Já morri de susto inúmeras vezes. O malvado alcança-me sempre à traição, espera-me numa curva da estrada, numa porta fechada, num caminho vazio, numa sala cheia de gente. Acontece sempre exactamente a mesma coisa. Olha para mim sem eu estar à espera, eu sustenho a respiração, viro-me devagar, encolho-me, finjo que desapareço, tremo por dentro, mais abanão, menos sacudidela, e começa sempre pelo coração, o músculo mais fraco do meu corpo. O pobre mirra sempre num segundo. Sinto-o a encolher dentro da minha carne, a mirrar como se morresse de fome, a retorcer -se devagarinho, deve ser para que o sinta desde o quilo até ao grama, peso que ostenta, grandioso, no final da morte. Ainda outro dia tentei fintar-lhe o caminho. Armei-me de Eu e respirei muito fundo, levei o ar às entranhas e fiz-lhe peito, nariz, queixo, tudo erguido em direcção aos céus, mais rija do que um pão de muitos dias. De nada me valeu, morri tal e qual, mas com a brilhante diferença de ninguém ter percebido. À medida que andava devagar senti ainda mais fortemente o rasgar da glória, o corpo a ficar, os batimentos a parar, ao mesmo tempo que eu caminhava altiva, pelo corredor. A meio do caminho encontrei alguém que não percebeu que eu tinha acabado de morrer de susto. Fiquei muito feliz, já posso morrer de susto sem que ninguém perceba que por momentos não pertenço a este mundo. Seria incómodo tanto choro a toda a hora. Um gasto de lenços, muitos olhos negros, dias de faltas por nojo, e a vida, definitivamente,  não está para modas. É muito melhor morrer sem ninguém ver. Seja de susto, de medo, de ódio ou de amor. 

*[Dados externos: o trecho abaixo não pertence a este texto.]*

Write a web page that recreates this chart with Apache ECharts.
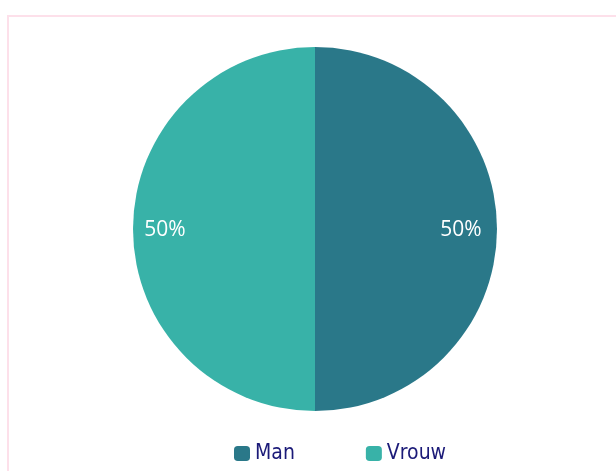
<!DOCTYPE html>
<html>
<head>
<meta charset="utf-8">
<script src="https://cdn.jsdelivr.net/npm/echarts@6/dist/echarts.min.js"></script>
<style>
	html, body { margin: 0; padding: 0; background: #fff; }
	#frame { position: absolute; left: 7px; top: 15px; width: 640px; height: 500px; border: 2px solid #fde0ea; }
	#chart { position: absolute; left: 0; top: 0; width: 616px; height: 471px; }
</style>
</head>
<body>
<div id="frame"></div>
<div id="chart"></div>
<script>
var categories = ['Man', 'Vrouw'];
var values = [50, 50];
var colors = ['#2a7889', '#38b2a8'];

!function(){
	var myChart = echarts.init(document.getElementById('chart'));

	var data = [];
	for (var i = 0; i < categories.length; i++) {
		data.push({ name: categories[i], value: values[i], itemStyle: { color: colors[i] } });
	}

	var option = {
		animation: false,
		legend: {
			data: categories,
			left: 229,
			top: 438,
			itemWidth: 16,
			itemHeight: 15,
			itemGap: 71,
			icon: 'roundRect',
			textStyle: { color: '#1b1a78', fontSize: 21, fontFamily: 'DejaVu Sans Condensed' }
		},
		series: [
			{
				// the visible pie
				type: 'pie',
				center: [315, 229],
				radius: 182,
				startAngle: 90,
				silent: true,
				label: { show: false },
				labelLine: { show: false },
				data: data
			},
			{
				// invisible ring used only to place the labels near the rim
				type: 'pie',
				center: [313, 230],
				radius: [114, 176],
				startAngle: 90,
				silent: true,
				itemStyle: { color: 'rgba(0,0,0,0)' },
				label: {
					show: true,
					position: 'inside',
					formatter: '{d}%',
					color: '#fff',
					fontSize: 21,
					fontFamily: 'Open Sans'
				},
				labelLine: { show: false },
				data: categories.map(function(c, i){ return { name: c, value: values[i] }; })
			}
		]
	};
	myChart.setOption(option);
}();
</script>
</body>
</html>
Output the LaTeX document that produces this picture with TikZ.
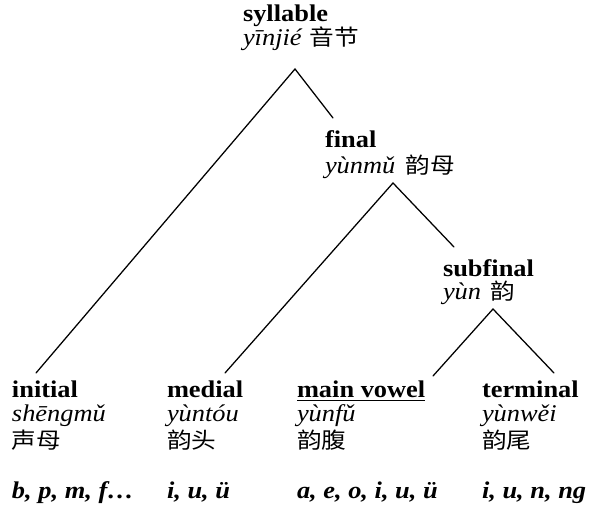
\documentclass[tikz,border=0pt]{standalone}
\usepackage{fontspec}
\setmainfont{Liberation Serif}[FakeStretch=1.1]
\newfontfamily\cjk{Noto Sans CJK SC}[FakeStretch=1.12]
\begin{document}
\begin{tikzpicture}[x=0.75pt,y=-0.75pt,
  lbl/.style={anchor=base west, inner sep=0pt, outer sep=0pt},
  head/.style={lbl, font=\fontsize{18}{22}\selectfont\bfseries},
  pin/.style={lbl, font=\fontsize{18}{22}\selectfont\itshape},
  han/.style={lbl, font=\fontsize{16.5}{20}\selectfont\cjk},
  ex/.style={lbl, font=\fontsize{18}{22}\selectfont\bfseries\itshape},
  branch/.style={line width=0.95pt, line cap=round}]
\useasboundingbox[fill=white] (0,0) rectangle (593,509);

% upper labels
\node[head] (syl)  at (243,22)  {syllable};
\node[pin]  (sylp) at (243,46)  {yīnjié\hspace{0.05em} {\upshape\cjk\fontsize{16.5}{20}\selectfont 音节}};
\node[head] (fin)  at (325,148) {final};
\node[pin]  (finp) at (325,174) {yùnmǔ\hspace{0.15em} {\upshape\cjk\fontsize{16.5}{20}\selectfont 韵母}};
\node[head] (sub)  at (443,277) {subfinal};
\node[pin]  (subp) at (443,300) {yùn\hspace{0.1em} {\upshape\cjk\fontsize{16.5}{20}\selectfont 韵}};

% bottom labels
\node[head] (ini)  at (12,398)  {initial};
\node[pin]  (inip) at (12,422)  {shēngmǔ};
\node[han]  (inih) at (12,449)  {声母};
\node[ex]   (inie) at (12,499)  {b, p, m, f…};

\node[head] (med)  at (167,398) {medial};
\node[pin]  (medp) at (167,422) {yùntóu};
\node[han]  (medh) at (167,449) {韵头};
\node[ex]   (mede) at (167,499) {i, u, ü};

\node[head] (mv)   at (297,398) {\underline{main vowel}};
\node[pin]  (mvp)  at (297,422) {yùnfǔ};
\node[han]  (mvh)  at (297,449) {韵腹};
\node[ex]   (mve)  at (297,499) {a, e, o, i, u, ü};

\node[head] (ter)  at (482,398) {terminal};
\node[pin]  (terp) at (482,422) {yùnwěi};
\node[han]  (terh) at (482,449) {韵尾};
\node[ex]   (tere) at (482,499) {i, u, n, ng};

% branch points
\coordinate (sylA) at (295,69);
\coordinate (finA) at (393,183);
\coordinate (subA) at (493,309);
\coordinate (iniT) at (36,373);
\coordinate (medT) at (225,373);
\coordinate (mvT)  at (433,376);
\coordinate (terT) at (554,373);
\coordinate (finT) at (333,118);
\coordinate (subT) at (454,247);

\draw[branch] (iniT) -- (sylA) -- (finT);
\draw[branch] (medT) -- (finA) -- (subT);
\draw[branch] (mvT) -- (subA) -- (terT);
\end{tikzpicture}
\end{document}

domingo, 9 de outubro de 2016

figos doces

Rosalina, se fosse viva, faria hoje centro e dez anos. Não percebo muito bem porque morreu tão cedo, deveria ter uns noventa, coisa pouca, as pessoas boas deveriam viver até ao infinito. Tinha uma pele engelhada com um cheiro doce. Vestia de preto e prata, com manga e meia, fizesse chuva, fizesse sol, fizesse neve, ardesse-lhe a vida, a paciência, o ciúme da vizinha do lado, sempre a piscar o olho a Francisco, um velhote de boina erudita. Havia uma figueira no quintal que servia para ela se esconder enquanto espreitava a conquista dele. E que servia para eu subir enquanto os figos não desciam ao meu alcance, nunca tive paciência para esperar sentada. Um dia caí dela abaixo. Coloquei um pé em falso, escorreguei pelos troncos, fiquei presa numas folhas que me ampararam a queda, mas esfolei um pouco o joelho, exactamente ao mesmo tempo que Rosalina esfolou todo o coração. O coração dela era bondoso. Rezava por toda a gente, cozinhava para todos os filhos, lavava a roupa de todos os homens e mulheres da família, no rio gelado, numa pedra dura. Os corações bondosos deveriam ser poupados. Os joelhos teimosos, nem tanto. Os primeiros são o mérito da existência, os segundos a pressa do desassossego. 

(Os figos querem-se doces, os amores querem-se verdadeiros. Os maridos de boina são perigosos. As mulheres que amam vivem de amor, mesmo quando o coração sangra.)